* **WORK REQUIRED**
Could you repeat, exactly as they stand, the lines between the one with "Recreate this image" and the one with "var crossPath = 'path://M0,0L10,10M0,10L10,0';", inclusive, minus the pictures?

* **RECORDS TO USE**
+-------+

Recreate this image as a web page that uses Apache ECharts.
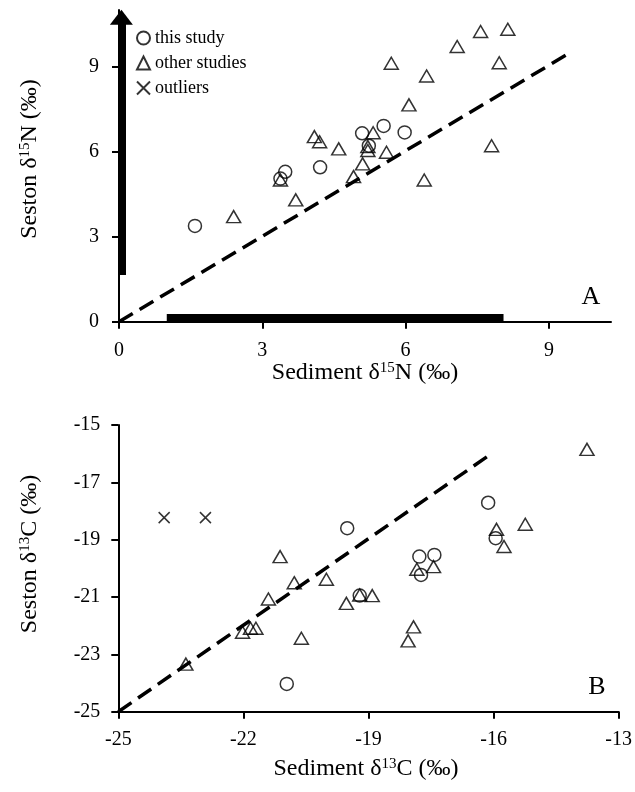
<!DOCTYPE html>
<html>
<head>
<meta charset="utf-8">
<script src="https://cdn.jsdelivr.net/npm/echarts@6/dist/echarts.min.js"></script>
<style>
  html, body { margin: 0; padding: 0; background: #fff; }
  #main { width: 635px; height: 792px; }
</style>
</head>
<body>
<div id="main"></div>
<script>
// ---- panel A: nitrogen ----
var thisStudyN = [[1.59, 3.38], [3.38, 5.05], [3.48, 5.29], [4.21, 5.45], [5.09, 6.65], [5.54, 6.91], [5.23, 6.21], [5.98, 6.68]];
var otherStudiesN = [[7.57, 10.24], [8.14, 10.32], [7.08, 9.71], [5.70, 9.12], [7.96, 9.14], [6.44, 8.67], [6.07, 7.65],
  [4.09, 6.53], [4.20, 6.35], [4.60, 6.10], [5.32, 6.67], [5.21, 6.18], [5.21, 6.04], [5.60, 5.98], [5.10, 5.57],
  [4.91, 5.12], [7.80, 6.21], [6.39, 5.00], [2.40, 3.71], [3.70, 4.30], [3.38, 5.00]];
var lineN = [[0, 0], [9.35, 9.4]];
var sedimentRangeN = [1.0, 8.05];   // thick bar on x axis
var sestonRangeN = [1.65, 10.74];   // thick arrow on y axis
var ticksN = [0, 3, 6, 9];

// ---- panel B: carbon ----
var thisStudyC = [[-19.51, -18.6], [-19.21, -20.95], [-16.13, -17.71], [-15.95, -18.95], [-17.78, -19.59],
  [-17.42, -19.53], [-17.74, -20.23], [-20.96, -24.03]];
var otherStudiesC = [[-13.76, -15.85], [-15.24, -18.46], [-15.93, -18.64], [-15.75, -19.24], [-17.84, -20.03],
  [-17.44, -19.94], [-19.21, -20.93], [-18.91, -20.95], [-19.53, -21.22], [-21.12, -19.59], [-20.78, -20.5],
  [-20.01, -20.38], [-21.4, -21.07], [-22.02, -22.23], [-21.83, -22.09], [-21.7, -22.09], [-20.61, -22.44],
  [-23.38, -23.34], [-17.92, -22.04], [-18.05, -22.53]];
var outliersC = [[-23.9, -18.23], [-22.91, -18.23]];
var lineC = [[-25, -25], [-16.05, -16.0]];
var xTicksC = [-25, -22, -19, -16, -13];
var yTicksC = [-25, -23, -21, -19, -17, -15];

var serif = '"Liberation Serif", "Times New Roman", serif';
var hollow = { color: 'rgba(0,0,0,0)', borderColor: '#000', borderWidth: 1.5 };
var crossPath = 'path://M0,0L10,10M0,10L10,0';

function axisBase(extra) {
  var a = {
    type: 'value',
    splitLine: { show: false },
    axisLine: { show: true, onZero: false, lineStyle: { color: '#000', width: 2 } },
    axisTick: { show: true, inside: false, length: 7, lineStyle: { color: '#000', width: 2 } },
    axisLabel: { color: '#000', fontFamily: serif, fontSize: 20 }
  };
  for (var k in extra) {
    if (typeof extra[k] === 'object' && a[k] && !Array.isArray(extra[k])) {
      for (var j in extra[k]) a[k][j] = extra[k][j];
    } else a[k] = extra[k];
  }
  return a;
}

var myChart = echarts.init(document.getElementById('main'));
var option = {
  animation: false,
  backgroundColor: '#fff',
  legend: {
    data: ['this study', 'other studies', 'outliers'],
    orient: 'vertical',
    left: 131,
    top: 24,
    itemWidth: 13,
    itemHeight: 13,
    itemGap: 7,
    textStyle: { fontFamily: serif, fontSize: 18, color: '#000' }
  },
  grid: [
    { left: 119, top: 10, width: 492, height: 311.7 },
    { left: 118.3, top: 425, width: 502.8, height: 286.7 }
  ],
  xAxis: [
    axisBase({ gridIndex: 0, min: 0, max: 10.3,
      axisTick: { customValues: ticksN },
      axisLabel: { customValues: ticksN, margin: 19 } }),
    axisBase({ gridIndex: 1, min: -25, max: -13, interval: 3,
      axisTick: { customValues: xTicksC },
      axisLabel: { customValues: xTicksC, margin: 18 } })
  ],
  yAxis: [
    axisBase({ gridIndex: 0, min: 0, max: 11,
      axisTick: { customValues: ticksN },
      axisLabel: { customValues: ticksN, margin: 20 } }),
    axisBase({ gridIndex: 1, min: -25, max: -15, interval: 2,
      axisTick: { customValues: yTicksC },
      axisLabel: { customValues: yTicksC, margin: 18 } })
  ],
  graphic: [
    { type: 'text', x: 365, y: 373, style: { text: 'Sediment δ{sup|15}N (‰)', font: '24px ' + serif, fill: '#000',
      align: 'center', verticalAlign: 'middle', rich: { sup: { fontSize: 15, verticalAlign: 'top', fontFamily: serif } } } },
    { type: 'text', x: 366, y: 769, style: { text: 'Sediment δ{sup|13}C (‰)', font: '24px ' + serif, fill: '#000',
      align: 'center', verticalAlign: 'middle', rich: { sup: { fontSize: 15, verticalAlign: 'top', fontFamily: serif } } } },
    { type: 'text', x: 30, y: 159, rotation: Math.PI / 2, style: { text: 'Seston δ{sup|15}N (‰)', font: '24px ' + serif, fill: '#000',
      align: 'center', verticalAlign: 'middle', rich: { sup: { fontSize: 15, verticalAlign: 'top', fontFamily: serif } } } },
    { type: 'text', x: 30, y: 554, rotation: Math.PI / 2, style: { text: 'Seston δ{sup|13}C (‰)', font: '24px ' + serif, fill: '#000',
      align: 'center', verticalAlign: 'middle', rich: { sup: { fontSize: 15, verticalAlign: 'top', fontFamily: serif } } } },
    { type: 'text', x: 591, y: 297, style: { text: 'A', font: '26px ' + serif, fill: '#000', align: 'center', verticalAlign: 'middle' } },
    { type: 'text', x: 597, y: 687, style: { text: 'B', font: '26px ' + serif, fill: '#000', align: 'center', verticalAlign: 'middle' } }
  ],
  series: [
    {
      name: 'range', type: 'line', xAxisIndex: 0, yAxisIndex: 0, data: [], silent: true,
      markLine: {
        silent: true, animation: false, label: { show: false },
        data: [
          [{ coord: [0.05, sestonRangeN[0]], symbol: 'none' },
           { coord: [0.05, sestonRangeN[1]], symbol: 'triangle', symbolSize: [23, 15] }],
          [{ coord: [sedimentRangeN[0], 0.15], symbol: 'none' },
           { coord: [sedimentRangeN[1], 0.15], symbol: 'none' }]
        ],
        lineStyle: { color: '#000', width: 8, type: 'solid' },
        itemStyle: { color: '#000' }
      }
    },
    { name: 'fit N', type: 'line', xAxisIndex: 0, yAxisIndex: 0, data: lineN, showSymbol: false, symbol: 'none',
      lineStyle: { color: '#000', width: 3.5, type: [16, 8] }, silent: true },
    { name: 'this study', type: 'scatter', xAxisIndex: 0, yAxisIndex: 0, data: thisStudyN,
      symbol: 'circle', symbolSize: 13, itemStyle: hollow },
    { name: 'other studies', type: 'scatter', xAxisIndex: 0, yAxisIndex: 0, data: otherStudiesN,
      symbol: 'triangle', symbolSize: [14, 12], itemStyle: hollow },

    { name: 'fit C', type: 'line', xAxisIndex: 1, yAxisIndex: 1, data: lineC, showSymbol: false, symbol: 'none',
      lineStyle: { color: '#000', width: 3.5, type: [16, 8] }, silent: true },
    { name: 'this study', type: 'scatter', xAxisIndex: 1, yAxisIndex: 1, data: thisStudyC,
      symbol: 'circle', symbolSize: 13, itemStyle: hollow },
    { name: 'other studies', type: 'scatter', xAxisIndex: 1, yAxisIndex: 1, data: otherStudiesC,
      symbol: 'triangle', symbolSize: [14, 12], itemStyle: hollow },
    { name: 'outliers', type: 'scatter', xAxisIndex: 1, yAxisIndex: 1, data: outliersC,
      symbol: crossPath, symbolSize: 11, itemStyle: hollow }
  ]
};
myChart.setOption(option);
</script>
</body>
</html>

+-------+

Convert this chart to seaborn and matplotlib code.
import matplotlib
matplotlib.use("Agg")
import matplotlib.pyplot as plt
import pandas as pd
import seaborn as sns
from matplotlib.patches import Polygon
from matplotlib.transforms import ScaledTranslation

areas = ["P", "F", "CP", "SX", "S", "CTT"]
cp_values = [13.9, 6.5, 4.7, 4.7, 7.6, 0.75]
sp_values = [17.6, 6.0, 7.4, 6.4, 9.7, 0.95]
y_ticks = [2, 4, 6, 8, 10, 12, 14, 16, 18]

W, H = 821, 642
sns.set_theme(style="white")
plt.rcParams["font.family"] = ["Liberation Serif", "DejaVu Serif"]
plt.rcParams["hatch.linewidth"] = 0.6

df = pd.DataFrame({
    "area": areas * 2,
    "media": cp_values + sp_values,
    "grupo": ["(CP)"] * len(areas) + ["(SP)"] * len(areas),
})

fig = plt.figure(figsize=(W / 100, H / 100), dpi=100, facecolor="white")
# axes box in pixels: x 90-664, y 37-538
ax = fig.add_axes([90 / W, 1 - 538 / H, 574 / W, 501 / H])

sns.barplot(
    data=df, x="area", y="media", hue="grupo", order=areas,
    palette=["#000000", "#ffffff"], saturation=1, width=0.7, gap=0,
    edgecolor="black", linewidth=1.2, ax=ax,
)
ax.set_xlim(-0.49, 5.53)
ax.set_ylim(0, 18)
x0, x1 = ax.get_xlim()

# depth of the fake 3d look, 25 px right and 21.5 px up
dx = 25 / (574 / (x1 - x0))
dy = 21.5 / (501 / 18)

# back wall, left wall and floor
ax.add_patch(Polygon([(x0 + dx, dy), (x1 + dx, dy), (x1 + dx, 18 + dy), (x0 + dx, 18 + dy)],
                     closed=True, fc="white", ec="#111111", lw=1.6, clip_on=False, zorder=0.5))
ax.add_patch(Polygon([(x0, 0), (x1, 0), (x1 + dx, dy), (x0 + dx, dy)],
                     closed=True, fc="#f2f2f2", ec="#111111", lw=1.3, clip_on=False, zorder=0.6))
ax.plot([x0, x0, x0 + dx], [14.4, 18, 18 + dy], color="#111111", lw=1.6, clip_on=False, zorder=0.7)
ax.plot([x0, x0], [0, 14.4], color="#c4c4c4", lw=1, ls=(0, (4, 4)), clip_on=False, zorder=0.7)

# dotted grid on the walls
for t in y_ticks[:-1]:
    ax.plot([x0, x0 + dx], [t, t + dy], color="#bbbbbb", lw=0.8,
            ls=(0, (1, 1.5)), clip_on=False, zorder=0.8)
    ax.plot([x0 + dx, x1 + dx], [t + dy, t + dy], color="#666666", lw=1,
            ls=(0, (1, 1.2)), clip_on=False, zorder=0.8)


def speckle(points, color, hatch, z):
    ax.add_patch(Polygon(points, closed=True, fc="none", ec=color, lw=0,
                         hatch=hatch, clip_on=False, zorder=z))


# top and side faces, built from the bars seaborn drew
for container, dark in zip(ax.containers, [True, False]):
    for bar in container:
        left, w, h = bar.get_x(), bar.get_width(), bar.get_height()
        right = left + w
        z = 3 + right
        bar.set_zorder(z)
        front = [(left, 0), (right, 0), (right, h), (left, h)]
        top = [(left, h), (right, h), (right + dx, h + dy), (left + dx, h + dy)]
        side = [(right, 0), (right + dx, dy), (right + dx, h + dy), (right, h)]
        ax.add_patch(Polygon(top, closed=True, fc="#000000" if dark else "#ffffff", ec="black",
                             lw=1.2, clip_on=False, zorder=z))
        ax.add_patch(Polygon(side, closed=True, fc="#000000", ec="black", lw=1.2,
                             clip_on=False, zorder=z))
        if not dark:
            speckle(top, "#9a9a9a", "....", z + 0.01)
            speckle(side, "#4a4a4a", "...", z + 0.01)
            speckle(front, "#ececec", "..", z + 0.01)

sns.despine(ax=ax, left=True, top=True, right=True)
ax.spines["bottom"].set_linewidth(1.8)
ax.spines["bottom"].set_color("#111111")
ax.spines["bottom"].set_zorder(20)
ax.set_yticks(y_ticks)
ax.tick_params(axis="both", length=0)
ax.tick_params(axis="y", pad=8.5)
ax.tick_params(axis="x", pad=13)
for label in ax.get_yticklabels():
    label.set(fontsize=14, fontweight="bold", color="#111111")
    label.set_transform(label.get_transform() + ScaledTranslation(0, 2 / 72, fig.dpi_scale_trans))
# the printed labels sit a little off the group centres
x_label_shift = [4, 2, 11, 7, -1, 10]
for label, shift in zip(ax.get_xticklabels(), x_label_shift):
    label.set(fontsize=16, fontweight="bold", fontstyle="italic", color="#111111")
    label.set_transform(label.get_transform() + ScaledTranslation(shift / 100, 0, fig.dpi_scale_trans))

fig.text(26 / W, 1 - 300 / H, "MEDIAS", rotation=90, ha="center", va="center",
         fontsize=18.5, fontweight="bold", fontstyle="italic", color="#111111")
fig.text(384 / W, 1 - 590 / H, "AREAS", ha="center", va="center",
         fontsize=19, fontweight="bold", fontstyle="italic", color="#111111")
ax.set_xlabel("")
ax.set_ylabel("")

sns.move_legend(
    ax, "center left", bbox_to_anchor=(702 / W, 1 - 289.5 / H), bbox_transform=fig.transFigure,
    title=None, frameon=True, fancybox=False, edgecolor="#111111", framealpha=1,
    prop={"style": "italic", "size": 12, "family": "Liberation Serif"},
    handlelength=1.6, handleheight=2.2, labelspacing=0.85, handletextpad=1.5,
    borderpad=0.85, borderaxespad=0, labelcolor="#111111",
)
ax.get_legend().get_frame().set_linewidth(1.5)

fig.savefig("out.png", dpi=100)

+-------+

* **CORRECT ANSWER**
Recreate this image as a web page that uses Apache ECharts.
<!DOCTYPE html>
<html>
<head>
<meta charset="utf-8">
<script src="https://cdn.jsdelivr.net/npm/echarts@6/dist/echarts.min.js"></script>
<style>
  html, body { margin: 0; padding: 0; background: #fff; }
  #main { width: 635px; height: 792px; }
</style>
</head>
<body>
<div id="main"></div>
<script>
// ---- panel A: nitrogen ----
var thisStudyN = [[1.59, 3.38], [3.38, 5.05], [3.48, 5.29], [4.21, 5.45], [5.09, 6.65], [5.54, 6.91], [5.23, 6.21], [5.98, 6.68]];
var otherStudiesN = [[7.57, 10.24], [8.14, 10.32], [7.08, 9.71], [5.70, 9.12], [7.96, 9.14], [6.44, 8.67], [6.07, 7.65],
  [4.09, 6.53], [4.20, 6.35], [4.60, 6.10], [5.32, 6.67], [5.21, 6.18], [5.21, 6.04], [5.60, 5.98], [5.10, 5.57],
  [4.91, 5.12], [7.80, 6.21], [6.39, 5.00], [2.40, 3.71], [3.70, 4.30], [3.38, 5.00]];
var lineN = [[0, 0], [9.35, 9.4]];
var sedimentRangeN = [1.0, 8.05];   // thick bar on x axis
var sestonRangeN = [1.65, 10.74];   // thick arrow on y axis
var ticksN = [0, 3, 6, 9];

// ---- panel B: carbon ----
var thisStudyC = [[-19.51, -18.6], [-19.21, -20.95], [-16.13, -17.71], [-15.95, -18.95], [-17.78, -19.59],
  [-17.42, -19.53], [-17.74, -20.23], [-20.96, -24.03]];
var otherStudiesC = [[-13.76, -15.85], [-15.24, -18.46], [-15.93, -18.64], [-15.75, -19.24], [-17.84, -20.03],
  [-17.44, -19.94], [-19.21, -20.93], [-18.91, -20.95], [-19.53, -21.22], [-21.12, -19.59], [-20.78, -20.5],
  [-20.01, -20.38], [-21.4, -21.07], [-22.02, -22.23], [-21.83, -22.09], [-21.7, -22.09], [-20.61, -22.44],
  [-23.38, -23.34], [-17.92, -22.04], [-18.05, -22.53]];
var outliersC = [[-23.9, -18.23], [-22.91, -18.23]];
var lineC = [[-25, -25], [-16.05, -16.0]];
var xTicksC = [-25, -22, -19, -16, -13];
var yTicksC = [-25, -23, -21, -19, -17, -15];

var serif = '"Liberation Serif", "Times New Roman", serif';
var hollow = { color: 'rgba(0,0,0,0)', borderColor: '#000', borderWidth: 1.5 };
var crossPath = 'path://M0,0L10,10M0,10L10,0';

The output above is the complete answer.